● EXERCISE PROMPT: From the records below, extract all the text exactly and leave the images behind.

● STORED ROWS:
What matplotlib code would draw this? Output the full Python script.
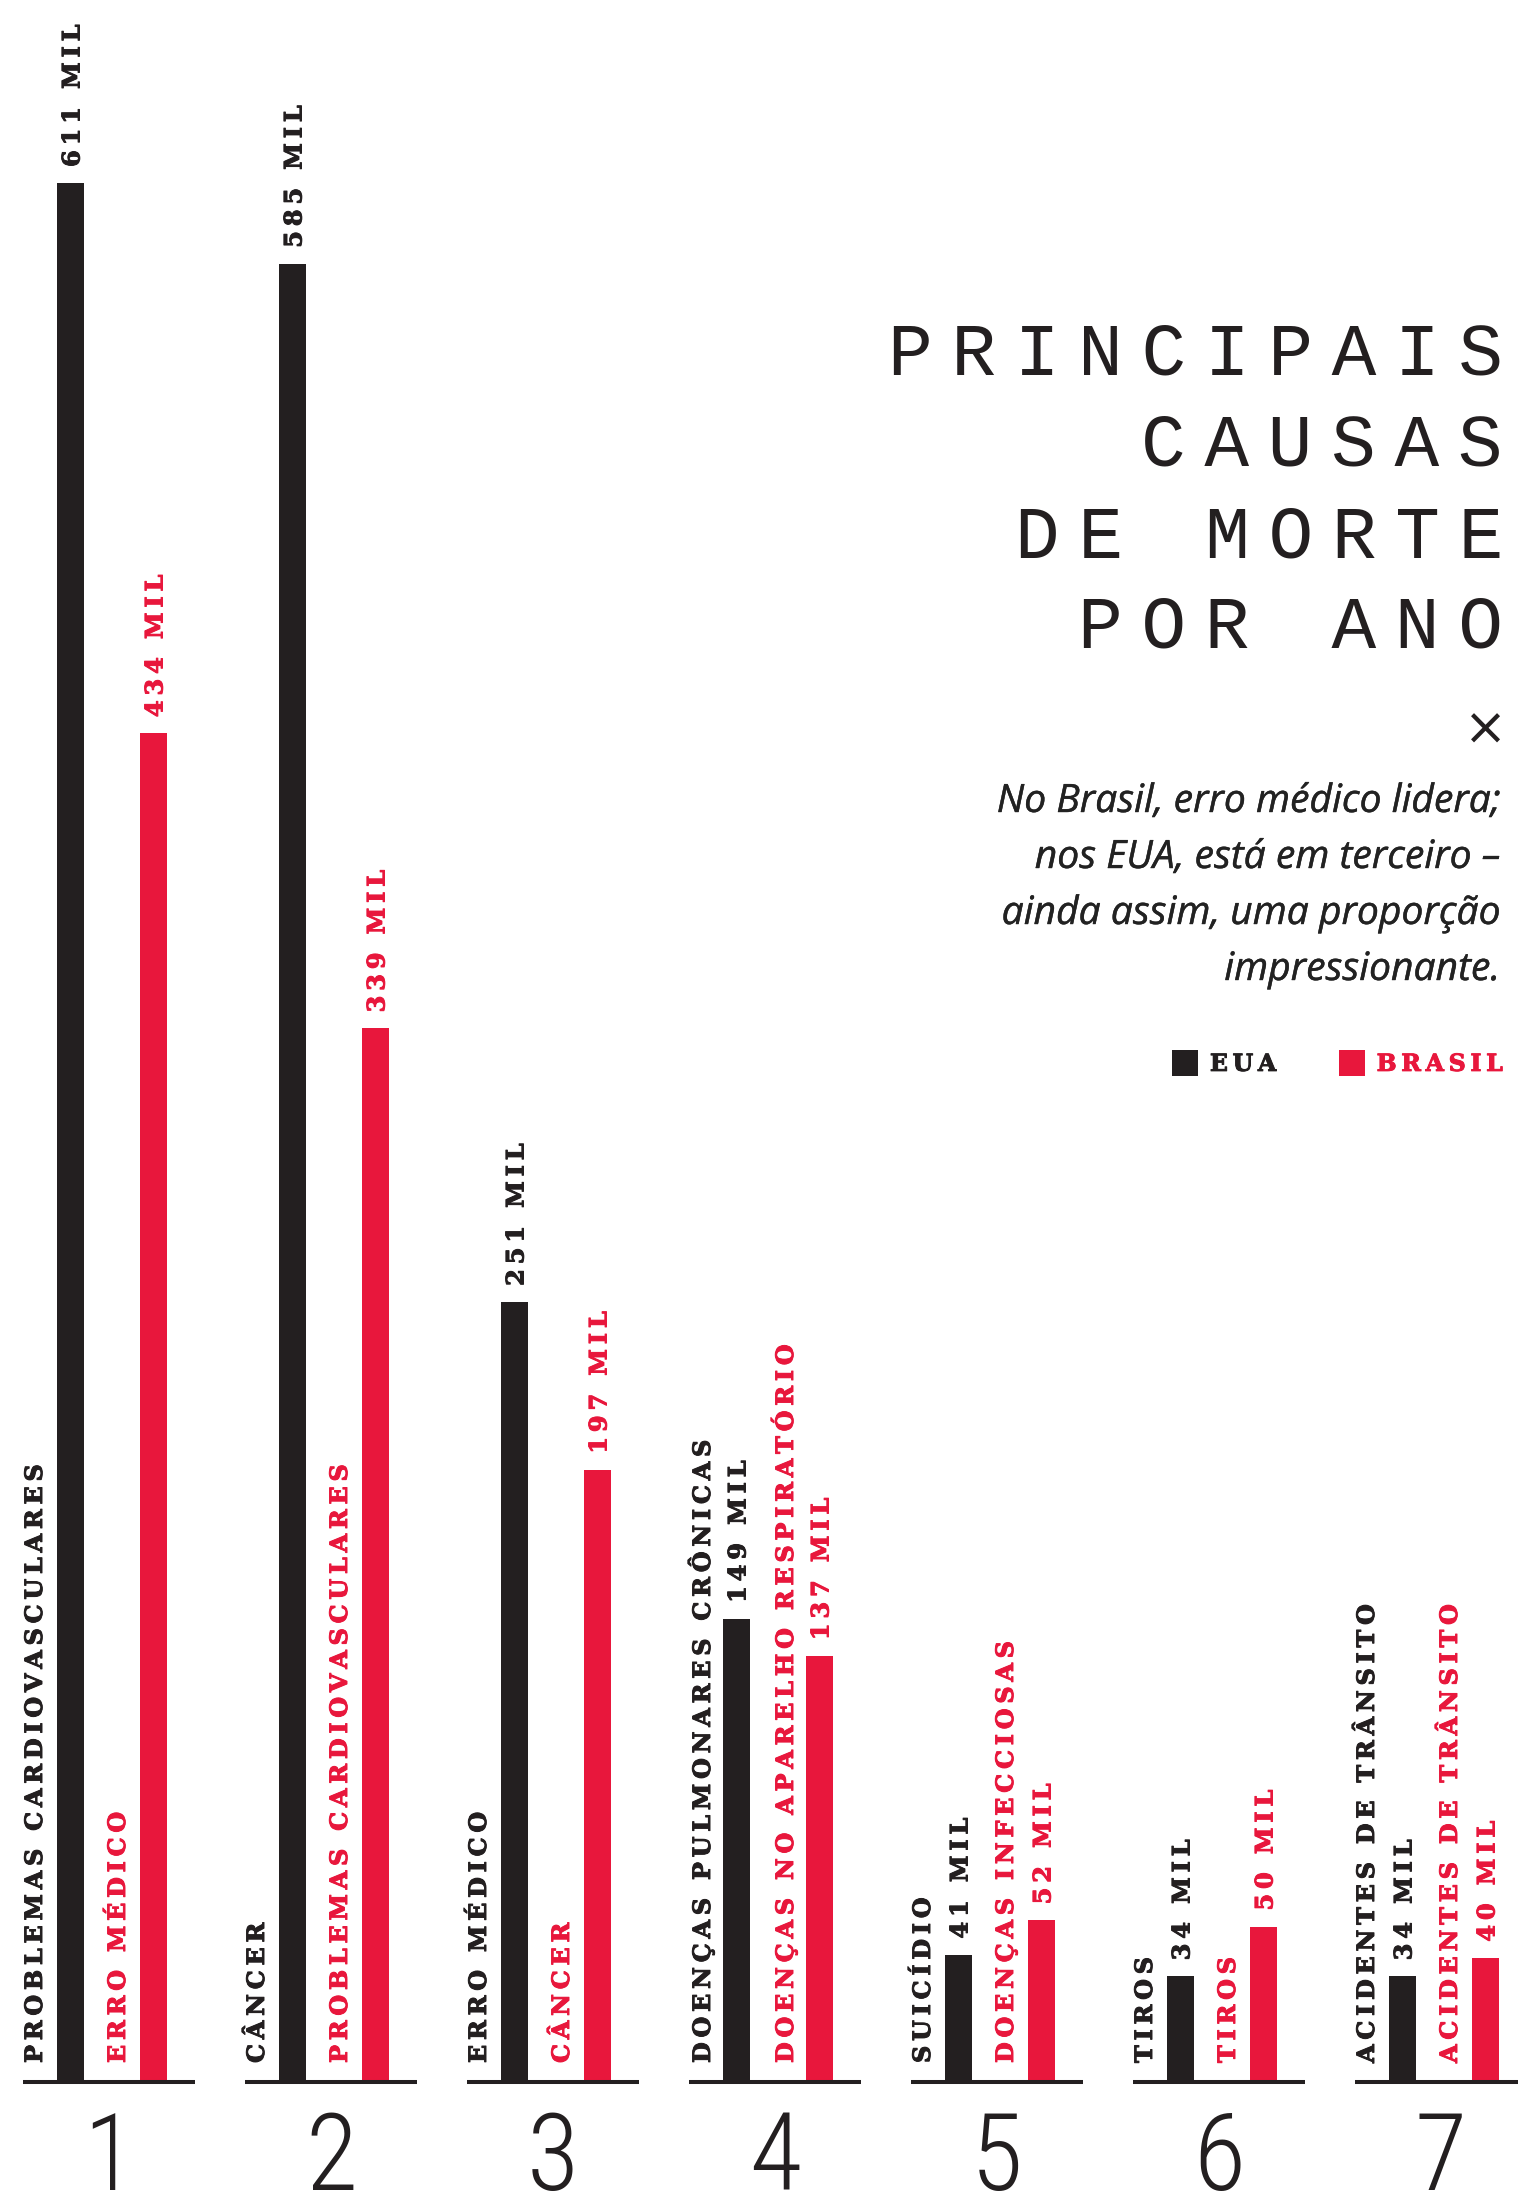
import matplotlib
matplotlib.use("Agg")
import matplotlib.pyplot as plt
from matplotlib.patches import Patch
import matplotlib.patheffects as pe
import numpy as np

# ---------------- data ----------------
ranks = ["1", "2", "3", "4", "5", "6", "7"]
causes_eua = ["PROBLEMAS CARDIOVASCULARES", "CÂNCER", "ERRO MÉDICO",
              "DOENÇAS PULMONARES CRÔNICAS", "SUICÍDIO", "TIROS",
              "ACIDENTES DE TRÂNSITO"]
causes_brasil = ["ERRO MÉDICO", "PROBLEMAS CARDIOVASCULARES", "CÂNCER",
                 "DOENÇAS NO APARELHO RESPIRATÓRIO", "DOENÇAS INFECCIOSAS",
                 "TIROS", "ACIDENTES DE TRÂNSITO"]
deaths_eua = [611, 585, 251, 149, 41, 34, 34]        # mil mortes por ano
deaths_brasil = [434, 339, 197, 137, 52, 50, 40]     # mil mortes por ano
value_suffix = "MIL"

title_lines = ["PRINCIPAIS", "CAUSAS", "DE MORTE", "POR ANO"]
subtitle_lines = ["No Brasil, erro médico lidera;",
                  "nos EUA, está em terceiro –",
                  "ainda assim, uma proporção",
                  "impressionante."]
legend_labels = ["EUA", "BRASIL"]

# ---------------- style ----------------
BLACK = "#231f20"
RED = "#e8173c"
SERIF = ["DejaVu Serif"]
TITLE_FONT = ["Liberation Mono", "DejaVu Sans"]
RANK_FONT = ["Open Sans Condensed Light", "Roboto Condensed",
             "Liberation Sans Narrow", "Open Sans Condensed", "Noto Sans"]

W, H, DPI = 1518, 2192, 100
fig = plt.figure(figsize=(W / DPI, H / DPI), dpi=DPI, facecolor="white")

BASE = 2082      # baseline, px from top
SCALE = 3.108    # px per thousand deaths
PITCH = 222      # px between groups
C0 = 109         # px of first group centre

ax = fig.add_axes([0, 0, 1, 1])
ax.set_xlim(-C0 / PITCH, (W - C0) / PITCH)
ax.set_ylim(-(H - BASE) / SCALE, BASE / SCALE)
ax.axis("off")


def px(p):
    return p / PITCH


def py(p):
    return p / SCALE


def fx(p):
    return p / W


def fy(p):
    return 1 - p / H


def track(s, sep="\u2009"):
    return sep.join(s)


x = np.arange(len(ranks))
xb = x - px(38.5)
xr = x + px(44.5)
bw = px(27)

ax.bar(xb, deaths_eua, width=bw, color=BLACK, linewidth=0, zorder=2)
ax.bar(xr, deaths_brasil, width=bw, color=RED, linewidth=0, zorder=2)
ax.hlines(np.zeros(len(x)), x - px(86), x + px(86), colors=BLACK,
          linewidth=2.9, zorder=3)

renderer = fig.canvas.get_renderer()


def bold_fx(color, lw=0.7):
    return [pe.withStroke(linewidth=lw, foreground=color)]


# category labels (left of each bar)
cat_texts = []
for xs, labels, color in ((xb, causes_eua, BLACK), (xr, causes_brasil, RED)):
    for xi, lab in zip(xs, labels):
        cat_texts.append(ax.text(xi - px(35.5), py(19), track(lab), rotation=90,
                                 ha="center", va="bottom", color=color,
                                 family=SERIF, weight="bold", fontsize=16,
                                 path_effects=bold_fx(color)))
h0 = cat_texts[0].get_window_extent(renderer).height
fs_cat = 16 * 601 / h0
for t in cat_texts:
    t.set_fontsize(fs_cat)

# value labels (above each bar)
val_texts = []
for xs, vals, color in ((xb, deaths_eua, BLACK), (xr, deaths_brasil, RED)):
    for xi, v in zip(xs, vals):
        val_texts.append(ax.text(xi + px(2), v + py(16), track(f"{v} {value_suffix}"),
                                 rotation=90, ha="center", va="bottom",
                                 color=color, family=SERIF, weight="bold",
                                 fontsize=16, path_effects=bold_fx(color)))
h1 = val_texts[1].get_window_extent(renderer).height
fs_val = 16 * 143 / h1
for t in val_texts:
    t.set_fontsize(fs_val)

# rank numbers
for xi, r in zip(x, ranks):
    ax.text(xi, -py(2190 - BASE), r, ha="center", va="baseline", color=BLACK,
            family=RANK_FONT, fontstretch="condensed", weight="light",
            fontsize=77)

# title (letter-spaced monospace)
title_base = [375, 466, 557, 648]
tt = [fig.text(fx(1503), fy(b), track(line, "\u2005"), ha="right",
               va="baseline", family=TITLE_FONT, fontsize=50, color=BLACK)
      for line, b in zip(title_lines, title_base)]
w0 = tt[0].get_window_extent(renderer).width
fs_t = 50 * 616 / w0
for t in tt:
    t.set_fontsize(fs_t)

# separator sign
fig.text(fx(1485), fy(745), "×", ha="center", va="baseline", color=BLACK,
         family="DejaVu Sans", fontsize=37)

# subtitle
sub_base = [812, 868, 924, 980]
st = [fig.text(fx(1500), fy(b), line, ha="right", va="baseline",
               family="Open Sans", style="italic", fontsize=22, color="#222222",
               path_effects=bold_fx("#222222", 0.3))
      for line, b in zip(subtitle_lines, sub_base)]
w1 = st[0].get_window_extent(renderer).width
fs_s = 22 * 503 / w1
for t in st:
    t.set_fontsize(fs_s)

# legend
leg = fig.legend(handles=[Patch(facecolor=BLACK, linewidth=0),
                          Patch(facecolor=RED, linewidth=0)],
                 labels=[track(l) for l in legend_labels],
                 loc="center right", bbox_to_anchor=(fx(1503), fy(1063)),
                 ncol=2, frameon=False,
                 prop=dict(family="DejaVu Serif", weight="bold", size=17),
                 handlelength=1.1, handleheight=1.32, handletextpad=0.5,
                 columnspacing=2.65, borderpad=0, borderaxespad=0)
for txt, c in zip(leg.get_texts(), [BLACK, RED]):
    txt.set_color(c)
    txt.set_path_effects(bold_fx(c))

fig.savefig("out.png", dpi=DPI, facecolor="white")
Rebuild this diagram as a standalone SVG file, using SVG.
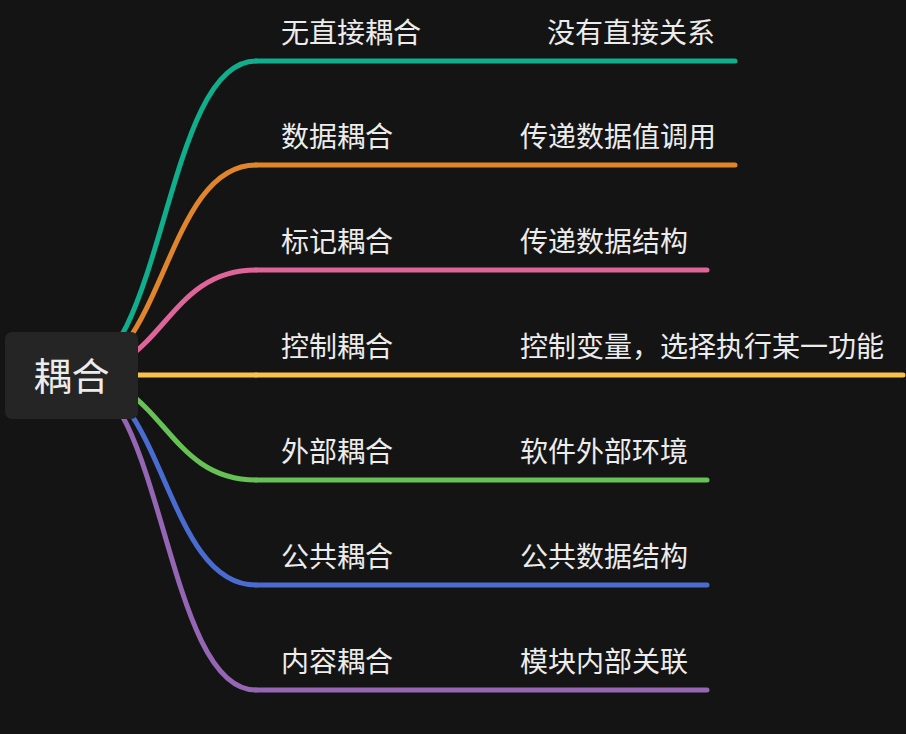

● FINAL ANSWER:
What matplotlib code would draw this? Output the full Python script.
import matplotlib
matplotlib.use("Agg")
import matplotlib.pyplot as plt
from matplotlib.patches import Patch
import matplotlib.patheffects as pe
import numpy as np

# ---------------- data ----------------
ranks = ["1", "2", "3", "4", "5", "6", "7"]
causes_eua = ["PROBLEMAS CARDIOVASCULARES", "CÂNCER", "ERRO MÉDICO",
              "DOENÇAS PULMONARES CRÔNICAS", "SUICÍDIO", "TIROS",
              "ACIDENTES DE TRÂNSITO"]
causes_brasil = ["ERRO MÉDICO", "PROBLEMAS CARDIOVASCULARES", "CÂNCER",
                 "DOENÇAS NO APARELHO RESPIRATÓRIO", "DOENÇAS INFECCIOSAS",
                 "TIROS", "ACIDENTES DE TRÂNSITO"]
deaths_eua = [611, 585, 251, 149, 41, 34, 34]        # mil mortes por ano
deaths_brasil = [434, 339, 197, 137, 52, 50, 40]     # mil mortes por ano
value_suffix = "MIL"

title_lines = ["PRINCIPAIS", "CAUSAS", "DE MORTE", "POR ANO"]
subtitle_lines = ["No Brasil, erro médico lidera;",
                  "nos EUA, está em terceiro –",
                  "ainda assim, uma proporção",
                  "impressionante."]
legend_labels = ["EUA", "BRASIL"]

# ---------------- style ----------------
BLACK = "#231f20"
RED = "#e8173c"
SERIF = ["DejaVu Serif"]
TITLE_FONT = ["Liberation Mono", "DejaVu Sans"]
RANK_FONT = ["Open Sans Condensed Light", "Roboto Condensed",
             "Liberation Sans Narrow", "Open Sans Condensed", "Noto Sans"]

W, H, DPI = 1518, 2192, 100
fig = plt.figure(figsize=(W / DPI, H / DPI), dpi=DPI, facecolor="white")

BASE = 2082      # baseline, px from top
SCALE = 3.108    # px per thousand deaths
PITCH = 222      # px between groups
C0 = 109         # px of first group centre

ax = fig.add_axes([0, 0, 1, 1])
ax.set_xlim(-C0 / PITCH, (W - C0) / PITCH)
ax.set_ylim(-(H - BASE) / SCALE, BASE / SCALE)
ax.axis("off")


def px(p):
    return p / PITCH


def py(p):
    return p / SCALE


def fx(p):
    return p / W


def fy(p):
    return 1 - p / H


def track(s, sep="\u2009"):
    return sep.join(s)


x = np.arange(len(ranks))
xb = x - px(38.5)
xr = x + px(44.5)
bw = px(27)

ax.bar(xb, deaths_eua, width=bw, color=BLACK, linewidth=0, zorder=2)
ax.bar(xr, deaths_brasil, width=bw, color=RED, linewidth=0, zorder=2)
ax.hlines(np.zeros(len(x)), x - px(86), x + px(86), colors=BLACK,
          linewidth=2.9, zorder=3)

renderer = fig.canvas.get_renderer()


def bold_fx(color, lw=0.7):
    return [pe.withStroke(linewidth=lw, foreground=color)]


# category labels (left of each bar)
cat_texts = []
for xs, labels, color in ((xb, causes_eua, BLACK), (xr, causes_brasil, RED)):
    for xi, lab in zip(xs, labels):
        cat_texts.append(ax.text(xi - px(35.5), py(19), track(lab), rotation=90,
                                 ha="center", va="bottom", color=color,
                                 family=SERIF, weight="bold", fontsize=16,
                                 path_effects=bold_fx(color)))
h0 = cat_texts[0].get_window_extent(renderer).height
fs_cat = 16 * 601 / h0
for t in cat_texts:
    t.set_fontsize(fs_cat)

# value labels (above each bar)
val_texts = []
for xs, vals, color in ((xb, deaths_eua, BLACK), (xr, deaths_brasil, RED)):
    for xi, v in zip(xs, vals):
        val_texts.append(ax.text(xi + px(2), v + py(16), track(f"{v} {value_suffix}"),
                                 rotation=90, ha="center", va="bottom",
                                 color=color, family=SERIF, weight="bold",
                                 fontsize=16, path_effects=bold_fx(color)))
h1 = val_texts[1].get_window_extent(renderer).height
fs_val = 16 * 143 / h1
for t in val_texts:
    t.set_fontsize(fs_val)

# rank numbers
for xi, r in zip(x, ranks):
    ax.text(xi, -py(2190 - BASE), r, ha="center", va="baseline", color=BLACK,
            family=RANK_FONT, fontstretch="condensed", weight="light",
            fontsize=77)

# title (letter-spaced monospace)
title_base = [375, 466, 557, 648]
tt = [fig.text(fx(1503), fy(b), track(line, "\u2005"), ha="right",
               va="baseline", family=TITLE_FONT, fontsize=50, color=BLACK)
      for line, b in zip(title_lines, title_base)]
w0 = tt[0].get_window_extent(renderer).width
fs_t = 50 * 616 / w0
for t in tt:
    t.set_fontsize(fs_t)

# separator sign
fig.text(fx(1485), fy(745), "×", ha="center", va="baseline", color=BLACK,
         family="DejaVu Sans", fontsize=37)

# subtitle
sub_base = [812, 868, 924, 980]
st = [fig.text(fx(1500), fy(b), line, ha="right", va="baseline",
               family="Open Sans", style="italic", fontsize=22, color="#222222",
               path_effects=bold_fx("#222222", 0.3))
      for line, b in zip(subtitle_lines, sub_base)]
w1 = st[0].get_window_extent(renderer).width
fs_s = 22 * 503 / w1
for t in st:
    t.set_fontsize(fs_s)

# legend
leg = fig.legend(handles=[Patch(facecolor=BLACK, linewidth=0),
                          Patch(facecolor=RED, linewidth=0)],
                 labels=[track(l) for l in legend_labels],
                 loc="center right", bbox_to_anchor=(fx(1503), fy(1063)),
                 ncol=2, frameon=False,
                 prop=dict(family="DejaVu Serif", weight="bold", size=17),
                 handlelength=1.1, handleheight=1.32, handletextpad=0.5,
                 columnspacing=2.65, borderpad=0, borderaxespad=0)
for txt, c in zip(leg.get_texts(), [BLACK, RED]):
    txt.set_color(c)
    txt.set_path_effects(bold_fx(c))

fig.savefig("out.png", dpi=DPI, facecolor="white")
Rebuild this diagram as a standalone SVG file, using SVG.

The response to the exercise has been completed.